Your goal
Everything from the first line of the data through the line with "(237.5,439.5) rectangle (506,485);" is to be echoed exactly, minus the pictures.
**** Raw data
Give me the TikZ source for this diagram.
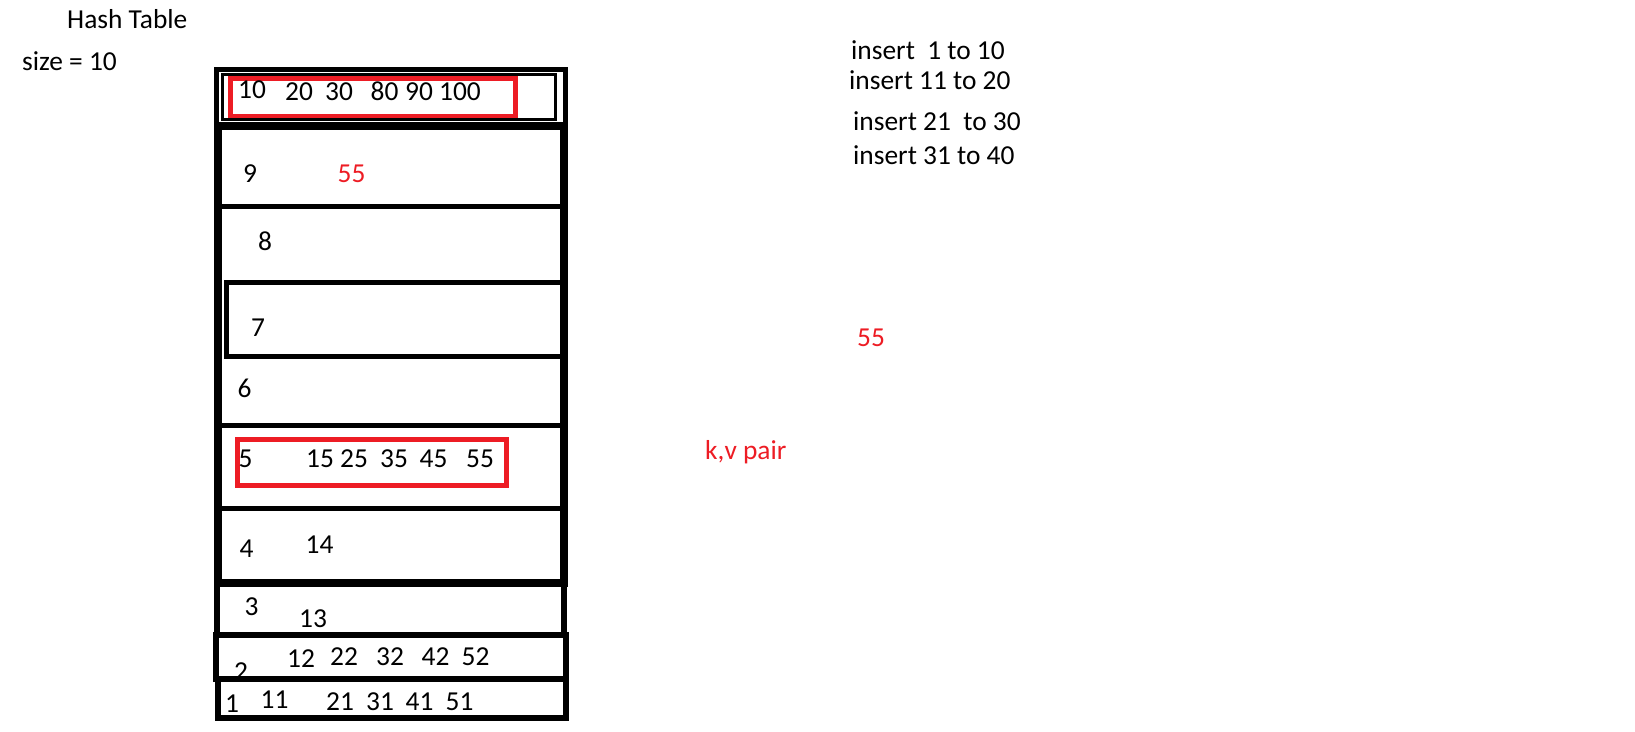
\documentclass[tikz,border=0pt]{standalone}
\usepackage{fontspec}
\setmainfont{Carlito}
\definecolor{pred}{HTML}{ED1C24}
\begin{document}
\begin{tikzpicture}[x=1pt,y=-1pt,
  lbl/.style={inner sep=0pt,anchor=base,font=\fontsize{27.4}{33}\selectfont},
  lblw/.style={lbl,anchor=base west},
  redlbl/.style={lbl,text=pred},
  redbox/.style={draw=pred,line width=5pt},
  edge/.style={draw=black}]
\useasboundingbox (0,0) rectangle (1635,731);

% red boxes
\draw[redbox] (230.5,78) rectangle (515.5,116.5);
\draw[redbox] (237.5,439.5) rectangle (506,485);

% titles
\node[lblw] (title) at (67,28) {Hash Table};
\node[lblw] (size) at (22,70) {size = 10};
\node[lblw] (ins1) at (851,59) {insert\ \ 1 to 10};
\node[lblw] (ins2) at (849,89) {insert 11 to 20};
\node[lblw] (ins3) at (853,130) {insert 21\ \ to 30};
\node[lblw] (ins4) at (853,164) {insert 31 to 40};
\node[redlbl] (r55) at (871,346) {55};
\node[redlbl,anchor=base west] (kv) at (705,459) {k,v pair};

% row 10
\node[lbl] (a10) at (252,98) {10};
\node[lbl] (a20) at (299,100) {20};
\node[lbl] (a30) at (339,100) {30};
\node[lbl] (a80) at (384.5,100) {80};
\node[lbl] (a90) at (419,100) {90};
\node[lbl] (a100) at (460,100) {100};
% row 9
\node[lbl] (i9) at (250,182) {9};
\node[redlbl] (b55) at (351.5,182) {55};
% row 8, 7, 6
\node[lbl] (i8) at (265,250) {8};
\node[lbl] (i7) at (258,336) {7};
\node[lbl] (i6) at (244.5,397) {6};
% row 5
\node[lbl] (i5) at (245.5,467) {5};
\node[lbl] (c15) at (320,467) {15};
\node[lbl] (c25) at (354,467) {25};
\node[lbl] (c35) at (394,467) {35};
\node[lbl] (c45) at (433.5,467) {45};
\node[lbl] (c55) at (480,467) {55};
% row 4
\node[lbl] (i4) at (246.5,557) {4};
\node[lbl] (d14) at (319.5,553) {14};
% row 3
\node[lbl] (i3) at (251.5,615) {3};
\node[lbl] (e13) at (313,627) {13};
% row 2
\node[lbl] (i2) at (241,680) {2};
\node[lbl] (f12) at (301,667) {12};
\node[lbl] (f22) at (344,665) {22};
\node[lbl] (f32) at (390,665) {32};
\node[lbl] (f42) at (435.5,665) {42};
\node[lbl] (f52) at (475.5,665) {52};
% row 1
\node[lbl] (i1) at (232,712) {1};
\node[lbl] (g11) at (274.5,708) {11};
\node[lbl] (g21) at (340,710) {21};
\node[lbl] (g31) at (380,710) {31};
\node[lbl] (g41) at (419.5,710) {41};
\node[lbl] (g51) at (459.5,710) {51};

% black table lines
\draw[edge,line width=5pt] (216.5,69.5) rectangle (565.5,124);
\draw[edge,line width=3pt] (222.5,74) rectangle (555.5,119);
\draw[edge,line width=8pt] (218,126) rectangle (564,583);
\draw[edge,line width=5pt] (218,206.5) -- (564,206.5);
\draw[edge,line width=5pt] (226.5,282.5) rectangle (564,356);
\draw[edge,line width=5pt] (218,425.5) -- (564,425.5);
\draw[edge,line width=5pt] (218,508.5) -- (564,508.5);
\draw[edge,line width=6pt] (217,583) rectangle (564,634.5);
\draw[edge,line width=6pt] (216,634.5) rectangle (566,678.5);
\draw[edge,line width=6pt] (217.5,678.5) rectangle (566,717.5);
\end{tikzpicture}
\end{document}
********
Solution for this task
Give me the TikZ source for this diagram.
\documentclass[tikz,border=0pt]{standalone}
\usepackage{fontspec}
\setmainfont{Carlito}
\definecolor{pred}{HTML}{ED1C24}
\begin{document}
\begin{tikzpicture}[x=1pt,y=-1pt,
  lbl/.style={inner sep=0pt,anchor=base,font=\fontsize{27.4}{33}\selectfont},
  lblw/.style={lbl,anchor=base west},
  redlbl/.style={lbl,text=pred},
  redbox/.style={draw=pred,line width=5pt},
  edge/.style={draw=black}]
\useasboundingbox (0,0) rectangle (1635,731);

% red boxes
\draw[redbox] (230.5,78) rectangle (515.5,116.5);
\draw[redbox] (237.5,439.5) rectangle (506,485);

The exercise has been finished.